Nitekim Allah (c.c) şöyle buyurmaktadır:
“Sizi biraz korku ve açlık, mallardan, canlardan ve ürünlerden bir miktar eksilterek mutlaka deneyeceğiz; sabredenleri müjdele! Ki onlara bir musibet eriştiği zaman: ‘Biz Allah içiniz ve Allah’a döneceğiz’ derler. İşte Rablerinden bağışlamalar ve rahmet hep onlarındır ve doğru yolu bulanlar, onlardır.” (Bakara: 2/155-157)
5. Hemen tövbe etmek
İnsan hayatında hangi olaylarla ve felaketlerle karşılaşacağını bilemez. Bu sebeple akıllı bir kimsenin, vaktini dini ve dünyası için hayırlı olan şeylerle değerlendirmesi gerekir. Hemen içten samimi bir şekilde Allah (c.c) bilerek veyahut ta bilmeyerek işlediği günah ve kabahatlerden dolayı bağışlama talep etmelidir. Nitekim Allah (c.c) şöyle buyurmaktadır.

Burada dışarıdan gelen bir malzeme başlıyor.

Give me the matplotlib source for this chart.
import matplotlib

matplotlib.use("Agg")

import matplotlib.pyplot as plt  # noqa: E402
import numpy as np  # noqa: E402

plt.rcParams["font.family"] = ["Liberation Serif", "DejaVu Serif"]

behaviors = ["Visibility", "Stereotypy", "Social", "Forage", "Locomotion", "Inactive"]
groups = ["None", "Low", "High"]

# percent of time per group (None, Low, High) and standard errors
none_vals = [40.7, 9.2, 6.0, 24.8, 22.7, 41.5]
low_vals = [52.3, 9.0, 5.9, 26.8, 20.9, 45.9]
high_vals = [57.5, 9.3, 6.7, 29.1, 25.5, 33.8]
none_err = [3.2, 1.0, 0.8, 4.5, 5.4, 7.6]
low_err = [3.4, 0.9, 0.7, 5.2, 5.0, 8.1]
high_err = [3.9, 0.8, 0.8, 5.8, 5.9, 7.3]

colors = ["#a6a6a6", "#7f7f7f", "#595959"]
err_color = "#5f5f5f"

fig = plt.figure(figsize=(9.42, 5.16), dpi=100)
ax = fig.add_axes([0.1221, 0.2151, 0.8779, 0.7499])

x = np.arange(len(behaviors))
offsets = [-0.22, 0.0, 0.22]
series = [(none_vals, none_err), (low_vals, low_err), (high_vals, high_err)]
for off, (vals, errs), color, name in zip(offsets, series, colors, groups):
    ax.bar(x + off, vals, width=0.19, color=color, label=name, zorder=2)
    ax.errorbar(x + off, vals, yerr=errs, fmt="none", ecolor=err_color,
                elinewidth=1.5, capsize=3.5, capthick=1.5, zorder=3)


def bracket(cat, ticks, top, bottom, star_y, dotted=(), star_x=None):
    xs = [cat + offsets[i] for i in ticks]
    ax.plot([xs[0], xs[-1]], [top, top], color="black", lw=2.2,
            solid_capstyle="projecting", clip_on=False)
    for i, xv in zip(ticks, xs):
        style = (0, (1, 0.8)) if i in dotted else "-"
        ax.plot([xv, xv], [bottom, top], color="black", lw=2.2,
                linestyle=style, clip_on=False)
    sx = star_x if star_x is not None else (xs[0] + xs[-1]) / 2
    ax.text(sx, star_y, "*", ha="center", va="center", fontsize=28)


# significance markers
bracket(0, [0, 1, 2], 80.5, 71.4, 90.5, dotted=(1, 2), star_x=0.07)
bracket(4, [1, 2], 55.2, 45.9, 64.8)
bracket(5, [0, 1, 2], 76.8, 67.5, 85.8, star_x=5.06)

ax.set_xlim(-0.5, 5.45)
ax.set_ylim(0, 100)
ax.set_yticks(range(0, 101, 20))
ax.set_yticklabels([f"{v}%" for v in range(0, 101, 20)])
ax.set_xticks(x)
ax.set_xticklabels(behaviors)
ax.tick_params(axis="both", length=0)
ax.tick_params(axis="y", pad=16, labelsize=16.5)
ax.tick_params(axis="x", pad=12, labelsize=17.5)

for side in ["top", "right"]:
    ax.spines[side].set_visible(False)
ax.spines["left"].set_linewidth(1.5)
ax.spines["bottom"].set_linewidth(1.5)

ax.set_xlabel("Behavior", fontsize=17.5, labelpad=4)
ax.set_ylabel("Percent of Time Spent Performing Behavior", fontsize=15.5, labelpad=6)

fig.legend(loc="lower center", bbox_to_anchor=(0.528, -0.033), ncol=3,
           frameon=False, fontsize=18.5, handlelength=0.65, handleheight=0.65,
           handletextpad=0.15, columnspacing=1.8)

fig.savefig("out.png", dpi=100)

“Allah’ın kabulünü üzerine aldığı tövbe, ancak cehalet nedeniyle kötülük yapanların sonra hemen tövbe edenlerinkidir. İşte Allah böylelerinin tövbelerini kabul eder. Allah bilendir, hüküm ve hikmet sahibidir.” (Nisa: 4/17)
HAK’KI HAK BİLMEK…
Derneğimizin üyelerine ve halka dönük yapacağı sohbetlerin rast gele konuşmalar
olmaması ve mutlaka faydaya dönük olması esas alınmış ve kim sohbet ederse etsin, sohbet konularının bir ölçü içerisinde kalması istenerek bir tasnif yoluna gidilmiştir. Bunun için de bu ölçülendirmeyi; “Hak’kı hak bilmek…” olarak tarif ettik.

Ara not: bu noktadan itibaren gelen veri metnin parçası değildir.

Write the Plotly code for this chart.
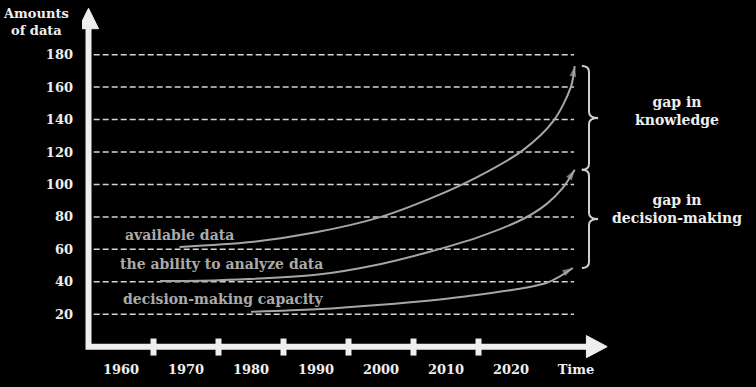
import plotly.graph_objects as go

# ---- data ----
avail_years = [1969, 1980, 1990, 2000, 2008, 2015, 2021.8, 2026.5, 2029.2, 2029.8]
avail_vals = [61.5, 64.5, 70.5, 80, 92, 105, 121, 139, 160, 173]
ability_years = [1966, 1975, 1990, 2000, 2007.5, 2015, 2022, 2025.5, 2028, 2029.8]
ability_vals = [40.5, 41, 44.3, 51, 58.5, 67.5, 79, 88, 98, 109]
decision_years = [1980, 1990, 2000, 2012.6, 2025.5, 2029.5]
decision_vals = [21.5, 23, 25.8, 30.8, 39.4, 48.5]

x_tick_vals = [1960, 1970, 1980, 1990, 2000, 2010, 2020, 2030]
x_tick_text = ["1960", "1970", "1980", "1990", "2000", "2010", "2020", "Time"]
y_tick_vals = [20, 40, 60, 80, 100, 120, 140, 160, 180]
axis_marks = [1965, 1975, 1985, 1995, 2005, 2015]

# ---- style ----
FONT = "DejaVu Serif"
WHITE = "#eeeeee"
CURVE = "#a6a6a6"
X0, X1 = 1954, 2036
Y0, Y1 = -7, 210
AX_X = 1955          # position of the vertical axis
GRID_X0, GRID_X1 = 1955.8, 2029.7

fig = go.Figure()

def add_curve(xs, ys):
    n = len(xs)
    fig.add_trace(go.Scatter(
        x=xs, y=ys, mode="lines+markers",
        line=dict(color=CURVE, width=2, shape="spline", smoothing=0.9),
        marker=dict(symbol="arrow", angleref="previous",
                    size=[0] * (n - 1) + [11], color=CURVE,
                    line=dict(width=0)),
        hoverinfo="skip", showlegend=False, cliponaxis=False))

add_curve(avail_years, avail_vals)
add_curve(ability_years, ability_vals)
add_curve(decision_years, decision_vals)

shapes = []
# dashed grid lines
for v in y_tick_vals:
    shapes.append(dict(type="line", xref="x", yref="y", x0=GRID_X0, x1=GRID_X1,
                       y0=v, y1=v, line=dict(color="#d4d4d4", width=1.5, dash="6px,3px"),
                       layer="below"))
# axes
shapes.append(dict(type="path", xref="x", yref="y",
                   path=f"M{AX_X},197 L{AX_X},0 L2032,0",
                   line=dict(color=WHITE, width=6)))
shapes.append(dict(type="path", xref="x", yref="y",
                   path=f"M{AX_X},208.6 L{AX_X-1.55},196 L{AX_X+1.55},196 Z",
                   fillcolor=WHITE, line=dict(color=WHITE, width=1)))
shapes.append(dict(type="path", xref="x", yref="y",
                   path="M2034.8,0 L2031.6,6.8 L2031.6,-6.8 Z",
                   fillcolor=WHITE, line=dict(color=WHITE, width=1)))
for m in axis_marks:
    shapes.append(dict(type="line", xref="x", yref="y", x0=m, x1=m, y0=-5.5, y1=5,
                       line=dict(color=WHITE, width=6)))

# curly braces between curve ends
def brace(ytop, ybot):
    xa, xm, xt = 2030.9, 2032.0, 2033.4
    r = 3.7
    ym = (ytop + ybot) / 2
    return (f"M{xa},{ytop} Q{xm},{ytop} {xm},{ytop-r} L{xm},{ym+r} "
            f"Q{xm},{ym} {xt},{ym} Q{xm},{ym} {xm},{ym-r} L{xm},{ybot+r} "
            f"Q{xm},{ybot} {xa},{ybot}")

shapes.append(dict(type="path", xref="x", yref="y", path=brace(avail_vals[-1], ability_vals[-1]),
                   line=dict(color="#d0d0d0", width=2)))
shapes.append(dict(type="path", xref="x", yref="y", path=brace(ability_vals[-1], decision_vals[-1]),
                   line=dict(color="#d0d0d0", width=2)))

def label(text, x, y, color, xanchor="center", ref="x"):
    return dict(text=text, xref="paper" if ref == "paper" else "x",
                yref="paper" if ref == "paper" else "y",
                x=x, y=y, xanchor=xanchor, yanchor="middle", align="center",
                showarrow=False, font=dict(family=FONT, size=14, color=color, weight="bold"))

annotations = [
    dict(text="Amounts<br>of data", xref="paper", yref="paper", x=-0.0863, y=0.954,
         xanchor="center", yanchor="middle", showarrow=False,
         font=dict(family=FONT, size=13, color=WHITE, weight="bold"), align="center"),
    label("available data", 1960.3, 69, "#aaaaaa", "left"),
    label("the ability to analyze data", 1959.5, 51, "#aaaaaa", "left"),
    label("decision-making capacity", 1960, 29.5, "#aaaaaa", "left"),
    label("gap in<br>knowledge", 1.1163, 0.7018, WHITE, "center", "paper"),
    label("gap in<br>decision-making", 1.1163, 0.4238, WHITE, "center", "paper"),
]

fig.update_layout(
    width=756, height=387,
    margin=dict(l=82, r=141, t=5.75, b=28.6),
    paper_bgcolor="black", plot_bgcolor="black",
    shapes=shapes, annotations=annotations,
    xaxis=dict(range=[X0, X1], tickvals=x_tick_vals, ticktext=x_tick_text,
               showgrid=False, zeroline=False, showline=False, ticks="",
               ticklabelstandoff=2,
               tickfont=dict(family=FONT, size=13, color=WHITE, weight="bold")),
    yaxis=dict(range=[Y0, Y1], tickvals=y_tick_vals,
               showgrid=False, zeroline=False, showline=False, ticks="",
               ticklabelstandoff=8,
               tickfont=dict(family=FONT, size=13, color=WHITE, weight="bold")),
)

fig.write_html("out.html", config={"displayModeBar": False},
               post_script="document.body.style.margin='0';document.body.style.background='black';")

Bu söz aynı zamanda bir duadır (belki de duaların özüdür) ve aslı; “Hak’kı hak bilip hak’ka ittiba, Batılı da batıl bilip batıldan ictinap etmektir.” Yani, “Ya Rabbi… Bizim, Hak’kı hak olarak bilmemizi muvaffak kıl ve hakka bağlanmayı, Batılı da batıl bilerek ondan uzaklaşmayı nasip et” demektir.